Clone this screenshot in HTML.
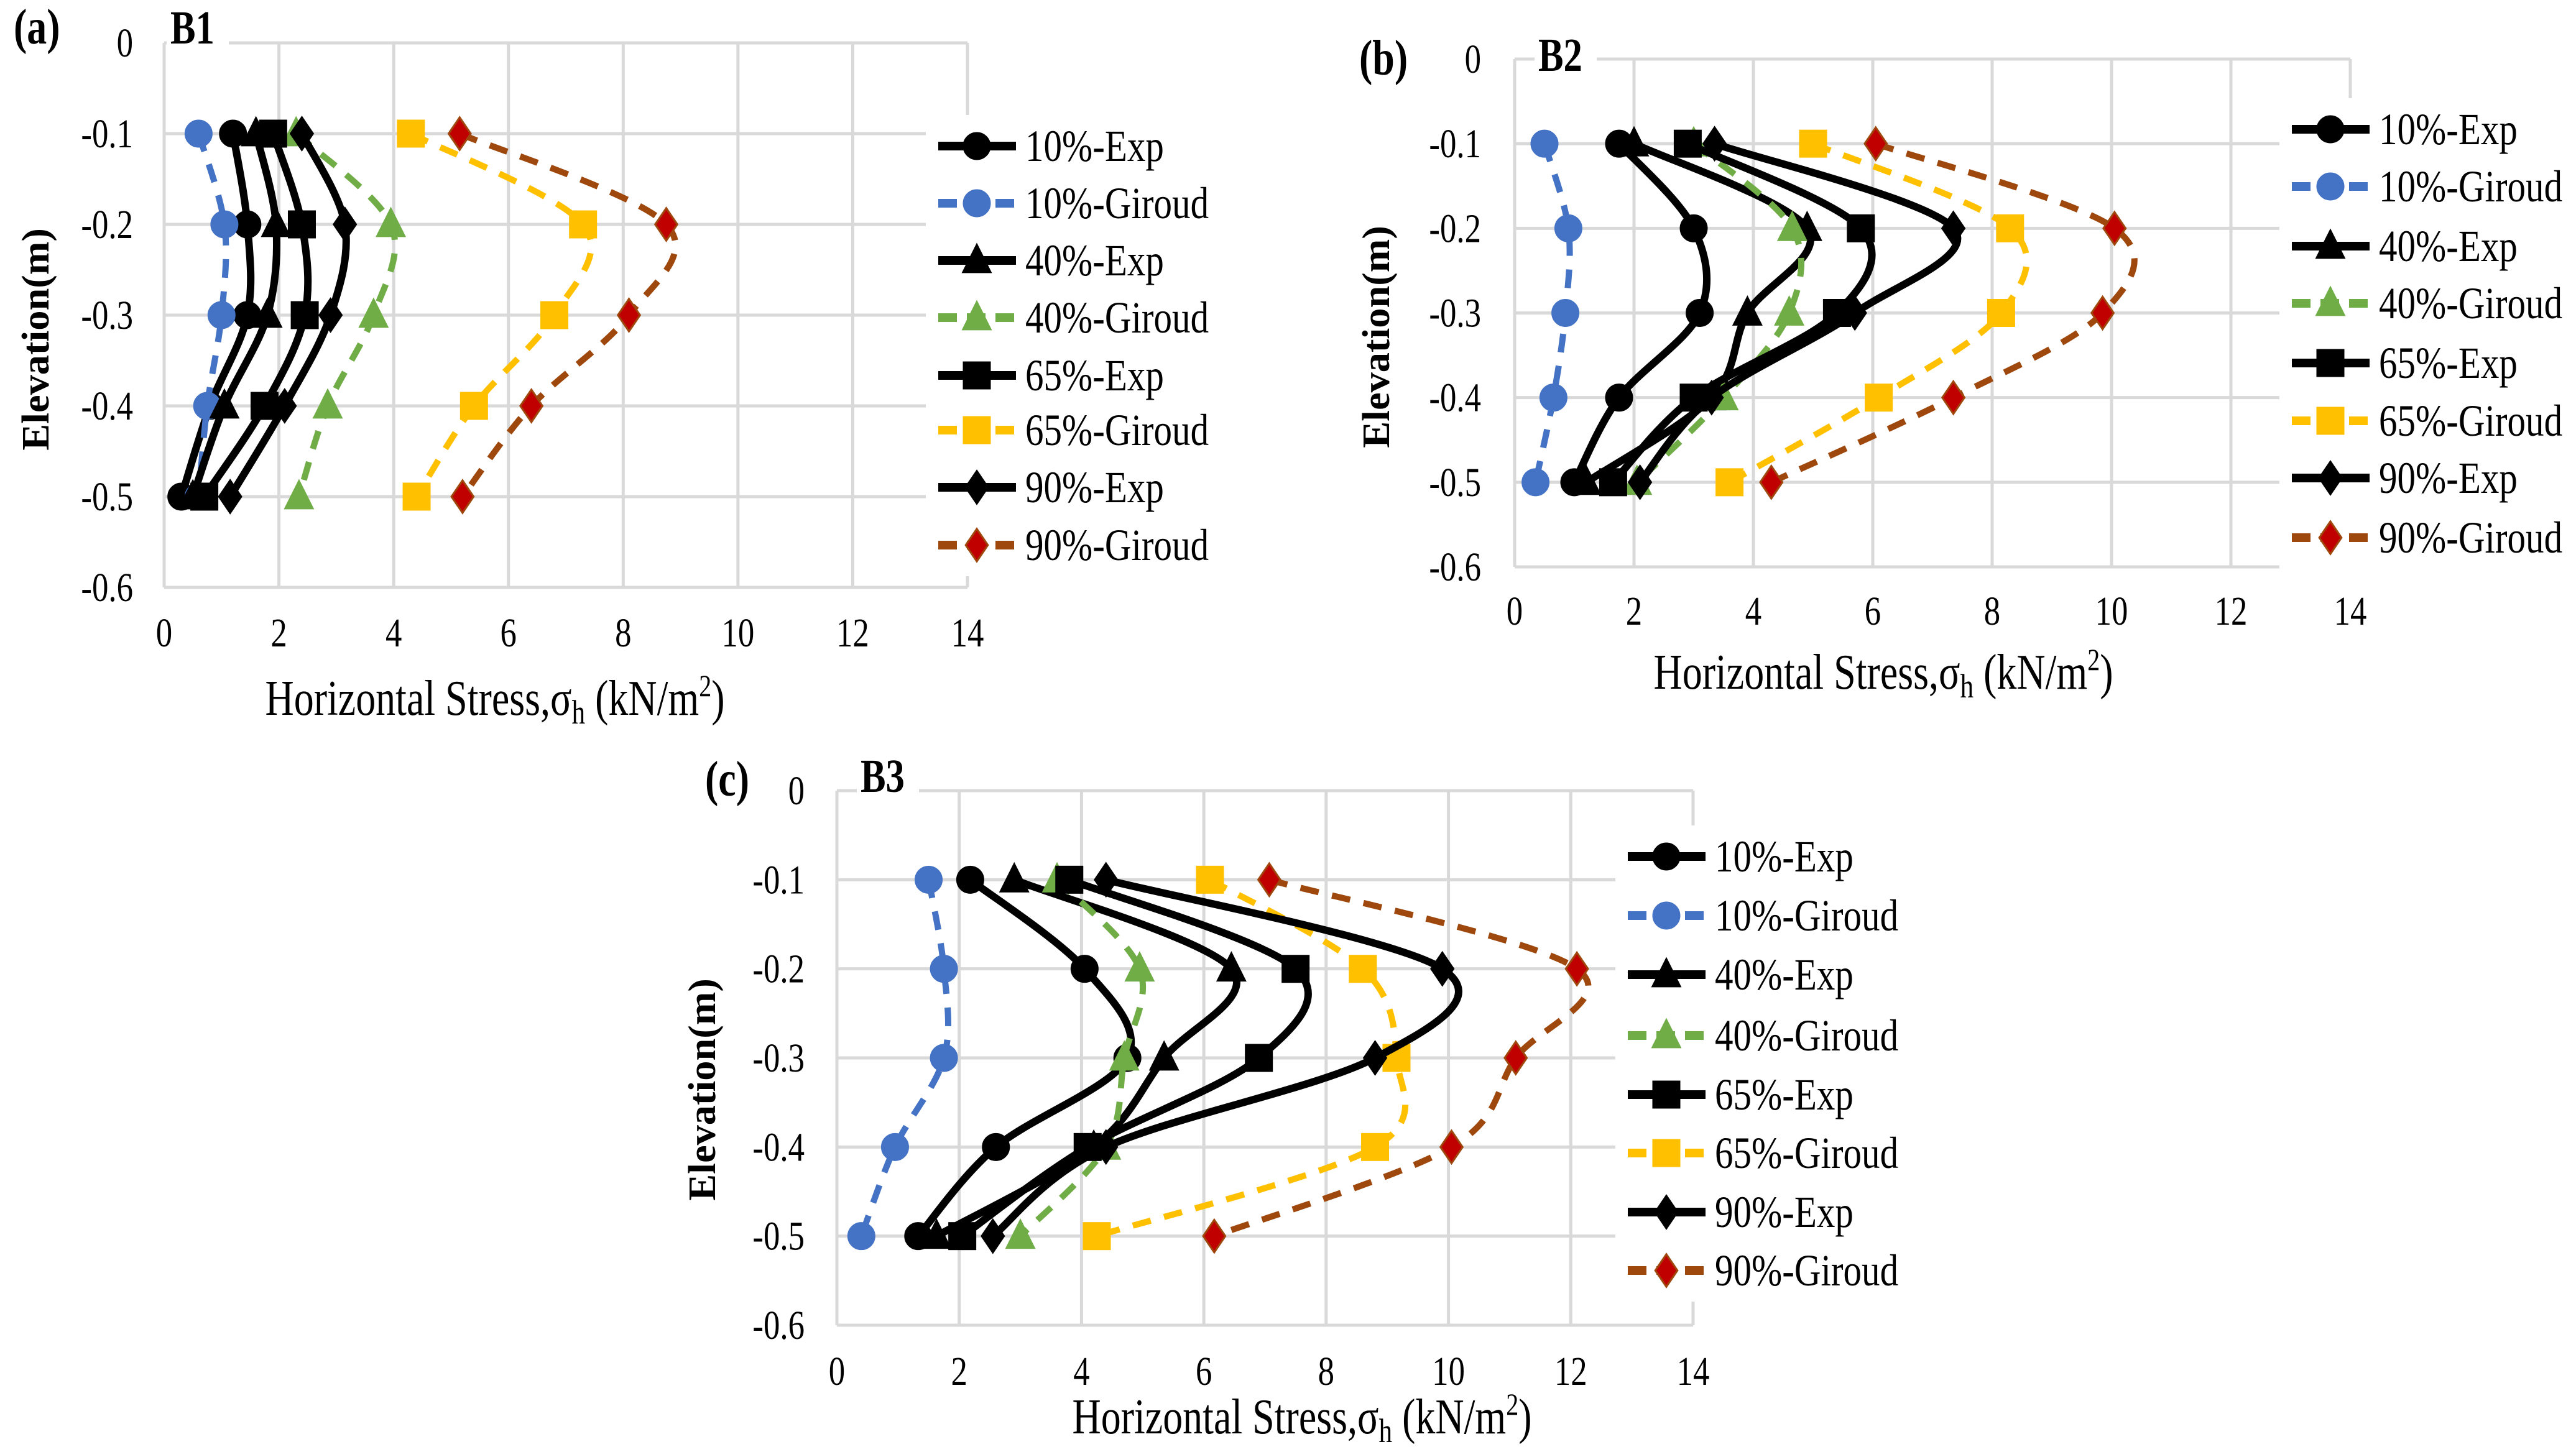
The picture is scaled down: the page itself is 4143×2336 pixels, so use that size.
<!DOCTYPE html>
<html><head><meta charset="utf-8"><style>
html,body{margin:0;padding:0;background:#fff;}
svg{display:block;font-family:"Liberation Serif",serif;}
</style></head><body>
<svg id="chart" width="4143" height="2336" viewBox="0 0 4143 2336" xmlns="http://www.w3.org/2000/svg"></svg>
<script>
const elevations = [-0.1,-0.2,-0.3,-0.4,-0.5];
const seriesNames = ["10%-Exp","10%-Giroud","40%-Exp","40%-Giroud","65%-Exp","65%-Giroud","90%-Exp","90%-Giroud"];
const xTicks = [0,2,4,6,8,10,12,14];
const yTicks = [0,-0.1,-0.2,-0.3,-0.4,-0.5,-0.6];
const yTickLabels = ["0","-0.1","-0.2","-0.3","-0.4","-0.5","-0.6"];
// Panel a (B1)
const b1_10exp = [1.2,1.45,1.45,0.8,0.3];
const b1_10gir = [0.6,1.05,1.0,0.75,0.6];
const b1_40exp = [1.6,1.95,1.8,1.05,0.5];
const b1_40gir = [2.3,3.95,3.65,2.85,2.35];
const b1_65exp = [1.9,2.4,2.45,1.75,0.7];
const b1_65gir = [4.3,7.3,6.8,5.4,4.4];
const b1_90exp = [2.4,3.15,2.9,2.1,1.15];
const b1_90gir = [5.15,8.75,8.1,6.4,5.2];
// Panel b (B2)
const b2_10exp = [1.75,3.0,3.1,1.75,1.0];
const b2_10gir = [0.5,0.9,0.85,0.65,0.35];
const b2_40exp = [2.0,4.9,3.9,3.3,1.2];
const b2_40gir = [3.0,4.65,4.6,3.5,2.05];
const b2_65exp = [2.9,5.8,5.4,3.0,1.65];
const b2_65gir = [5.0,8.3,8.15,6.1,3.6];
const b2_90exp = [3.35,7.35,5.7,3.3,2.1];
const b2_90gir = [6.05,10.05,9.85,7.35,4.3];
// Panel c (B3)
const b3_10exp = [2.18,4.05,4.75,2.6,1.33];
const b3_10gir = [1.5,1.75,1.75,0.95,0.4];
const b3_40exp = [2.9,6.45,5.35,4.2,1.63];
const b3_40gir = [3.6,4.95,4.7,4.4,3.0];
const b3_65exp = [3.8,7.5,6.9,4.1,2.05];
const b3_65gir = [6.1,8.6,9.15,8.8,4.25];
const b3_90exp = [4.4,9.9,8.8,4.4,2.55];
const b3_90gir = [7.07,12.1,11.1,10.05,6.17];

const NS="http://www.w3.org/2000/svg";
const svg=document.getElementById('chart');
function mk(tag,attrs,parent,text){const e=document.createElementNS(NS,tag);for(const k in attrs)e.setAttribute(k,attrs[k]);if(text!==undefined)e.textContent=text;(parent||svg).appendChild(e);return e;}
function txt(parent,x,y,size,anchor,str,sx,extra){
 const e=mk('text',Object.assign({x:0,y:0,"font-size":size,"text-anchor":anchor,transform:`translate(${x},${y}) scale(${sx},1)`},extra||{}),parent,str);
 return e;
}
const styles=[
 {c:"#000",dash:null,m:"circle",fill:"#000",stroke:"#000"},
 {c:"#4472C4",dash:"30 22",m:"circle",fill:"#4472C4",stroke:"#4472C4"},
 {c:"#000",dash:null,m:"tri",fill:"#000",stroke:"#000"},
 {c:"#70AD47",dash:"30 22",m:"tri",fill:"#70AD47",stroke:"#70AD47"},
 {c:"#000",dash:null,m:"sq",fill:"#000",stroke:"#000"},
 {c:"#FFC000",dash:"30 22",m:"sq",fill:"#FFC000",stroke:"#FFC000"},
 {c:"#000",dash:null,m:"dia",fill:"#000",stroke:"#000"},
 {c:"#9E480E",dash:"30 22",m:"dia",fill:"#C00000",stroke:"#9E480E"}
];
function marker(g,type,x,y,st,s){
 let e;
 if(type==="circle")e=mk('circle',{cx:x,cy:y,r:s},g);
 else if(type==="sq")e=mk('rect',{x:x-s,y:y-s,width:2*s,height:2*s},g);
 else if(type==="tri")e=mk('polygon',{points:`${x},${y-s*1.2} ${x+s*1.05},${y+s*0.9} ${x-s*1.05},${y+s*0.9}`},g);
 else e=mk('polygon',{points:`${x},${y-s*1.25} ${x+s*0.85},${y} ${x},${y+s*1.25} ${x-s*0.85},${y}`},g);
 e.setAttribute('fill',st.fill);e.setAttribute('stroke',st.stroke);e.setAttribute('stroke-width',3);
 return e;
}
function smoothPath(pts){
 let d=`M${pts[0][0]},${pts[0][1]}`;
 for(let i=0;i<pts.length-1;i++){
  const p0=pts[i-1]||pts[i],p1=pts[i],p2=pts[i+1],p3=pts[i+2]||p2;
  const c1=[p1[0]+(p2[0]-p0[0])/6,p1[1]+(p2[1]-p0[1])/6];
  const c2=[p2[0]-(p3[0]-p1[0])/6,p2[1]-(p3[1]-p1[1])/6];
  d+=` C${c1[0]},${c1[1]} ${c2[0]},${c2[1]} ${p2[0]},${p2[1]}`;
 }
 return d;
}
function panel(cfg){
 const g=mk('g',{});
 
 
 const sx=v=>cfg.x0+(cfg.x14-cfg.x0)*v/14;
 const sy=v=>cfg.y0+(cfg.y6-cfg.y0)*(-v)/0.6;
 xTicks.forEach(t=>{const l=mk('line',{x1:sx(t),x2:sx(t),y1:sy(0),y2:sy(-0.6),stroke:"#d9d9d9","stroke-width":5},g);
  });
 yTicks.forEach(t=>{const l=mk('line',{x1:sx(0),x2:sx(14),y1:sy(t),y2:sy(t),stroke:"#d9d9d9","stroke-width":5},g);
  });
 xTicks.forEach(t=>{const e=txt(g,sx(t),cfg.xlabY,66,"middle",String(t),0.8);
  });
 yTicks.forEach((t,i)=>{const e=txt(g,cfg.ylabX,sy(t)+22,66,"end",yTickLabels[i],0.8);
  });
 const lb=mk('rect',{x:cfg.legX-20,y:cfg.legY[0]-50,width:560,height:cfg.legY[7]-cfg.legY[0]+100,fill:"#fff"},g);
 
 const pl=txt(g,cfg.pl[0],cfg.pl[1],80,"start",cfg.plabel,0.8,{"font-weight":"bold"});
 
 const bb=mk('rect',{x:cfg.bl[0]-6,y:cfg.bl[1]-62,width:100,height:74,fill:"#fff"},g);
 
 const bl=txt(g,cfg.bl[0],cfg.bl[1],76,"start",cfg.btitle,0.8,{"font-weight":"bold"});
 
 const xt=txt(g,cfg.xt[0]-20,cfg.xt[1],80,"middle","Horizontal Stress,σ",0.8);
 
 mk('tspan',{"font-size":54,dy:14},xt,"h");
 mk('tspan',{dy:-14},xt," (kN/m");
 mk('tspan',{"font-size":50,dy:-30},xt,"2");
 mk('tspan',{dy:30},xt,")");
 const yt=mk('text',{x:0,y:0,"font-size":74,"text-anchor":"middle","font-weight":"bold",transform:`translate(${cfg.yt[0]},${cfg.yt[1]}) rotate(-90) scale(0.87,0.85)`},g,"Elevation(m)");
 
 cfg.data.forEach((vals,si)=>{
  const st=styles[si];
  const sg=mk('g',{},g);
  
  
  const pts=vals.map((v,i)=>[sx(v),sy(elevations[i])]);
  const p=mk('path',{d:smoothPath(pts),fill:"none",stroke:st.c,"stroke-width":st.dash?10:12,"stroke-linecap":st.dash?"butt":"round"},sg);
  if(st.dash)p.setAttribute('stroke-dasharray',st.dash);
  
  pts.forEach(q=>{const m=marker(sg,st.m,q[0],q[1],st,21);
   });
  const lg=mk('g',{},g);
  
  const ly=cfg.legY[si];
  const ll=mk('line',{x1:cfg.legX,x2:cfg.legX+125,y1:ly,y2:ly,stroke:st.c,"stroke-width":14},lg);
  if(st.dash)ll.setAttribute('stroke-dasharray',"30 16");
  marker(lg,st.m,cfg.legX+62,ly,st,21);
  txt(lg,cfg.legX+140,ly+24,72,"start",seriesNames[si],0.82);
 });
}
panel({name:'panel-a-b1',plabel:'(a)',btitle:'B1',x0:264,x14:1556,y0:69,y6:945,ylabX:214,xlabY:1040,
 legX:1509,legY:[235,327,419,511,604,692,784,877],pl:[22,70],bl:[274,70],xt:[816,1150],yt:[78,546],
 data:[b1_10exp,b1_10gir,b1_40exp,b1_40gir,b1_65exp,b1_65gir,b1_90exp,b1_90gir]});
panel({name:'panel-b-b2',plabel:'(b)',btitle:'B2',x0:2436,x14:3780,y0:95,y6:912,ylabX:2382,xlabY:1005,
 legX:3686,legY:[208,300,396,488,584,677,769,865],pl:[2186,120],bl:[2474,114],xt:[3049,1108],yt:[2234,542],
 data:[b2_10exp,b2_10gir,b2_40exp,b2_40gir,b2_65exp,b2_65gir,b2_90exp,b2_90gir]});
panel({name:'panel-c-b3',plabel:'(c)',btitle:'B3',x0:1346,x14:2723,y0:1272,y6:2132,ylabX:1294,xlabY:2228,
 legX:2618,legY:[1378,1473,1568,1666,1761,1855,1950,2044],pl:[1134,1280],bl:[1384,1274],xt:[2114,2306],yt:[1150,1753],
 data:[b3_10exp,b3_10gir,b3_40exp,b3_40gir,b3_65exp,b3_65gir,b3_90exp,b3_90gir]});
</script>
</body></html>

What to produce >> Look at the listing and set down only the lines from its start through the line with "const b3_90gir = [7.07,12.1,11.1,10.05,6.17];", word for word and without pictures.

Solution >>
Clone this screenshot in HTML.
The picture is scaled down: the page itself is 4143×2336 pixels, so use that size.
<!DOCTYPE html>
<html><head><meta charset="utf-8"><style>
html,body{margin:0;padding:0;background:#fff;}
svg{display:block;font-family:"Liberation Serif",serif;}
</style></head><body>
<svg id="chart" width="4143" height="2336" viewBox="0 0 4143 2336" xmlns="http://www.w3.org/2000/svg"></svg>
<script>
const elevations = [-0.1,-0.2,-0.3,-0.4,-0.5];
const seriesNames = ["10%-Exp","10%-Giroud","40%-Exp","40%-Giroud","65%-Exp","65%-Giroud","90%-Exp","90%-Giroud"];
const xTicks = [0,2,4,6,8,10,12,14];
const yTicks = [0,-0.1,-0.2,-0.3,-0.4,-0.5,-0.6];
const yTickLabels = ["0","-0.1","-0.2","-0.3","-0.4","-0.5","-0.6"];
// Panel a (B1)
const b1_10exp = [1.2,1.45,1.45,0.8,0.3];
const b1_10gir = [0.6,1.05,1.0,0.75,0.6];
const b1_40exp = [1.6,1.95,1.8,1.05,0.5];
const b1_40gir = [2.3,3.95,3.65,2.85,2.35];
const b1_65exp = [1.9,2.4,2.45,1.75,0.7];
const b1_65gir = [4.3,7.3,6.8,5.4,4.4];
const b1_90exp = [2.4,3.15,2.9,2.1,1.15];
const b1_90gir = [5.15,8.75,8.1,6.4,5.2];
// Panel b (B2)
const b2_10exp = [1.75,3.0,3.1,1.75,1.0];
const b2_10gir = [0.5,0.9,0.85,0.65,0.35];
const b2_40exp = [2.0,4.9,3.9,3.3,1.2];
const b2_40gir = [3.0,4.65,4.6,3.5,2.05];
const b2_65exp = [2.9,5.8,5.4,3.0,1.65];
const b2_65gir = [5.0,8.3,8.15,6.1,3.6];
const b2_90exp = [3.35,7.35,5.7,3.3,2.1];
const b2_90gir = [6.05,10.05,9.85,7.35,4.3];
// Panel c (B3)
const b3_10exp = [2.18,4.05,4.75,2.6,1.33];
const b3_10gir = [1.5,1.75,1.75,0.95,0.4];
const b3_40exp = [2.9,6.45,5.35,4.2,1.63];
const b3_40gir = [3.6,4.95,4.7,4.4,3.0];
const b3_65exp = [3.8,7.5,6.9,4.1,2.05];
const b3_65gir = [6.1,8.6,9.15,8.8,4.25];
const b3_90exp = [4.4,9.9,8.8,4.4,2.55];
const b3_90gir = [7.07,12.1,11.1,10.05,6.17];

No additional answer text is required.